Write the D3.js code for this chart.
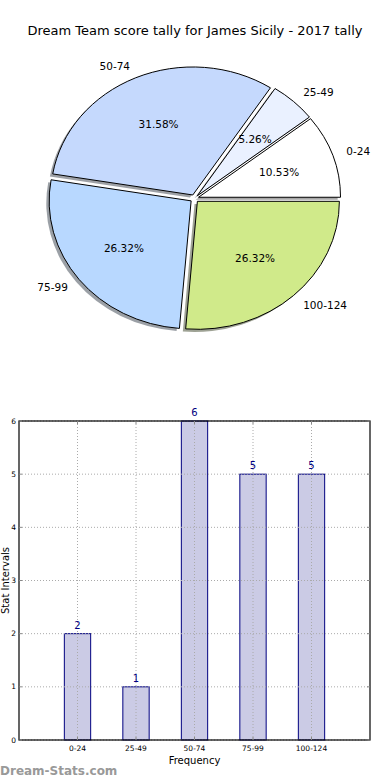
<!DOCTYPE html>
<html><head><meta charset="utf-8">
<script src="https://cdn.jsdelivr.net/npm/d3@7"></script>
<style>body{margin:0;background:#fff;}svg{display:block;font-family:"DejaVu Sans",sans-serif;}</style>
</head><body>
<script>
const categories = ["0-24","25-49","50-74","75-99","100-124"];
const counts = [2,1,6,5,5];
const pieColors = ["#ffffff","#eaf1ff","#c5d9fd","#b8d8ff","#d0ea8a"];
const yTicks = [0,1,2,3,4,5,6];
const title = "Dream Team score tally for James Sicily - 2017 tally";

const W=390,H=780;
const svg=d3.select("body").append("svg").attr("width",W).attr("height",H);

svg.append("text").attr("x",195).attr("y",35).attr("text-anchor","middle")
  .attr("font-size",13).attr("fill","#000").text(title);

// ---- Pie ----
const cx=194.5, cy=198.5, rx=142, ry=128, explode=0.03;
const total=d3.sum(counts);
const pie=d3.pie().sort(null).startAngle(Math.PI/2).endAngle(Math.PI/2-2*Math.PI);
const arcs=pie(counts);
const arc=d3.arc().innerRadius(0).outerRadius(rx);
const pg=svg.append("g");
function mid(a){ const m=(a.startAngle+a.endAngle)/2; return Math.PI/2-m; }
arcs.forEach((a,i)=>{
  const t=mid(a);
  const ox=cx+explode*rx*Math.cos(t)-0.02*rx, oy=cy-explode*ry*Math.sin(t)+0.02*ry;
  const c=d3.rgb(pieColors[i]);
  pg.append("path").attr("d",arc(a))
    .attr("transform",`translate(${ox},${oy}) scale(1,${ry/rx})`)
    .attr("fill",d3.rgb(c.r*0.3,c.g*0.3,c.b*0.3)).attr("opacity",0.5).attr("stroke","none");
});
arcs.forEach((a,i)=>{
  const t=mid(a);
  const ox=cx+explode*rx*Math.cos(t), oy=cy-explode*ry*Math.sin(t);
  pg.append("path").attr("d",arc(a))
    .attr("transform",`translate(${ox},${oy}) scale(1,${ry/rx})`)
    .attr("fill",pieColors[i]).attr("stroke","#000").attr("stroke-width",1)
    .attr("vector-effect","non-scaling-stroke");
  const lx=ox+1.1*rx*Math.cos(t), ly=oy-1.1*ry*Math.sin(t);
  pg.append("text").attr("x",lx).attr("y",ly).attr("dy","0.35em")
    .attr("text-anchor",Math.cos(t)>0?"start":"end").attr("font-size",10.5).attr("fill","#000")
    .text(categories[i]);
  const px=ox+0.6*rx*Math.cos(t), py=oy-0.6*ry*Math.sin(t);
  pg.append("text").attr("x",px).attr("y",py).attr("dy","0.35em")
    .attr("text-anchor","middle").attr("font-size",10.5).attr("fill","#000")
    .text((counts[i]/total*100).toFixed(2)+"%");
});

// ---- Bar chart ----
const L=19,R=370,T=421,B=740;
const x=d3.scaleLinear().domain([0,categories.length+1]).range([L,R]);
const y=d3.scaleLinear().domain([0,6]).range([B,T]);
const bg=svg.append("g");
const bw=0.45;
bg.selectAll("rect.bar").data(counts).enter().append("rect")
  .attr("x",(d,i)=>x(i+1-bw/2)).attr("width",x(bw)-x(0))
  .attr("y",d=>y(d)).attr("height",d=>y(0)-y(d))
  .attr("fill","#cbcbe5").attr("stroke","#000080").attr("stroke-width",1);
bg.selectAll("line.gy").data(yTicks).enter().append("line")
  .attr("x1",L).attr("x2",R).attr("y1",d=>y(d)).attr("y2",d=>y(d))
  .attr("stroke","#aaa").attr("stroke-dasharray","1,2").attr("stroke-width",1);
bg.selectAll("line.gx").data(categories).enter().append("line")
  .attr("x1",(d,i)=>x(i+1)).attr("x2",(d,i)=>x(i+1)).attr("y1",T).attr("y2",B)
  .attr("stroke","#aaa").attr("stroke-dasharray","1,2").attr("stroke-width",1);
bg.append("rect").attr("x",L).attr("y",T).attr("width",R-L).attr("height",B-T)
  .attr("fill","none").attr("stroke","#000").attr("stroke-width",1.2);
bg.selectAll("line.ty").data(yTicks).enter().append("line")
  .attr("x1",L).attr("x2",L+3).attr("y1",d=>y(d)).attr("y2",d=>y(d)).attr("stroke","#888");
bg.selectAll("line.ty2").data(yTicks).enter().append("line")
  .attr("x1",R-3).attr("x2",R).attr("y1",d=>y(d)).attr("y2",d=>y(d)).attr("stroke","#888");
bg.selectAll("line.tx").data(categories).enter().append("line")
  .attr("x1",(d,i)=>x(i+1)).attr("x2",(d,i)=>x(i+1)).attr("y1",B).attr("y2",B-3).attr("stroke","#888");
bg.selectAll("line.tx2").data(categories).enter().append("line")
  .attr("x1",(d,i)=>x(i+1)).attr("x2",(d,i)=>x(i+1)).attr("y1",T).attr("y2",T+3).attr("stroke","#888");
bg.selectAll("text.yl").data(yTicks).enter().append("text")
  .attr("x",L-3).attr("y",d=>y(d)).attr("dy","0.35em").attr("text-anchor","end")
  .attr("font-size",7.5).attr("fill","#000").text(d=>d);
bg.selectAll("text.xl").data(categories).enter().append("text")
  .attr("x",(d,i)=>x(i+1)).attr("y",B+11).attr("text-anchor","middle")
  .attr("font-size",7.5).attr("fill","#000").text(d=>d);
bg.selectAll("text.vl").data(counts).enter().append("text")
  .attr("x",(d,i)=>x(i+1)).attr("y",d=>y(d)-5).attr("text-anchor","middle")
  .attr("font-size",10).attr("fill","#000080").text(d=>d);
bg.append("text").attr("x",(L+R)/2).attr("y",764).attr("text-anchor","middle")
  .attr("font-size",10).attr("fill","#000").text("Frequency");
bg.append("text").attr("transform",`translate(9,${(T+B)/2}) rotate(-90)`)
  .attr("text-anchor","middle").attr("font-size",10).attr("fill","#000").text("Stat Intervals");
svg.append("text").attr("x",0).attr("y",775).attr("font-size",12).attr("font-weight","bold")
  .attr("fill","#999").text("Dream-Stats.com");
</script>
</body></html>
◆ ◆ ◆
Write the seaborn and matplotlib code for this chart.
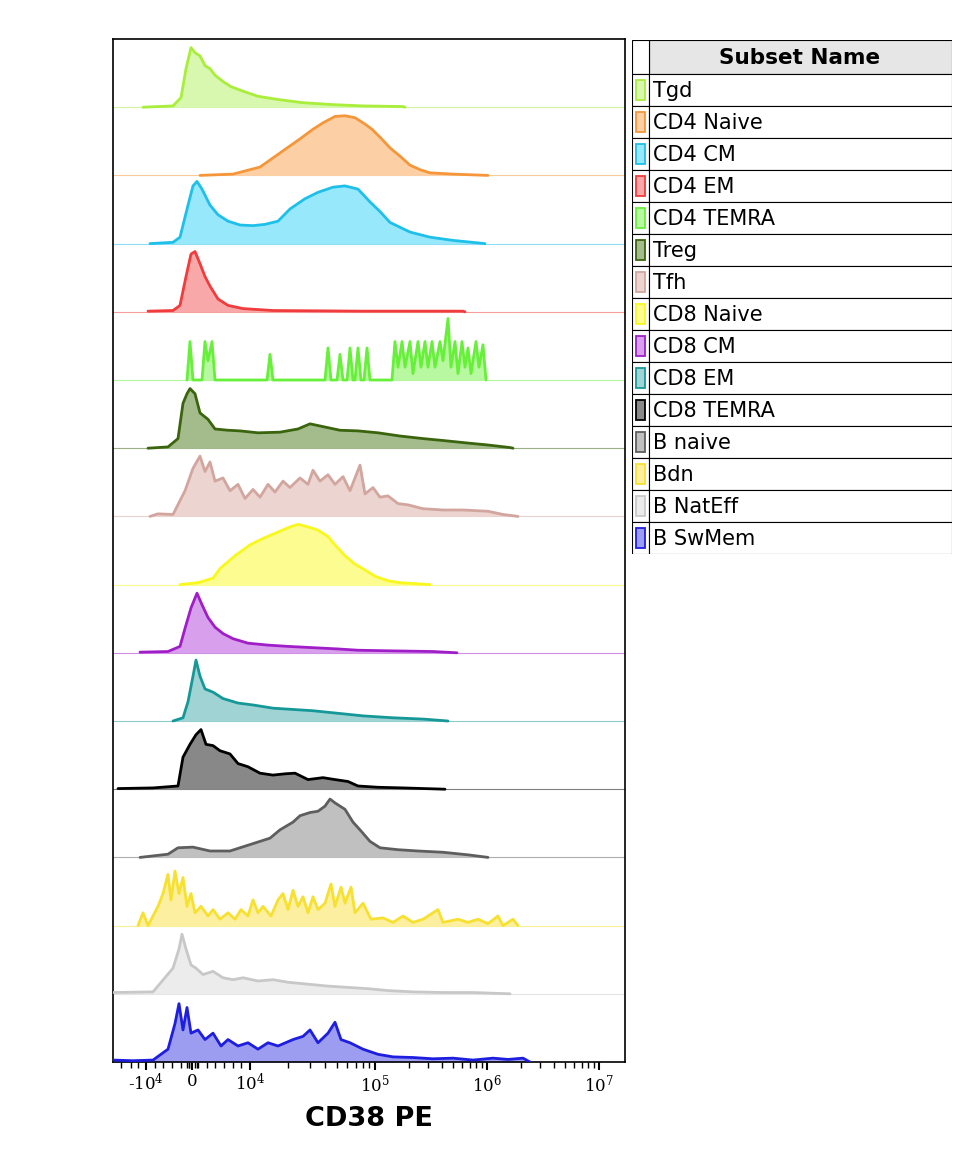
◆ ◆ ◆
### Work to do
Pick out every line with the string "Write" and copy it.

### Completed exercise
Write the D3.js code for this chart.
Write the seaborn and matplotlib code for this chart.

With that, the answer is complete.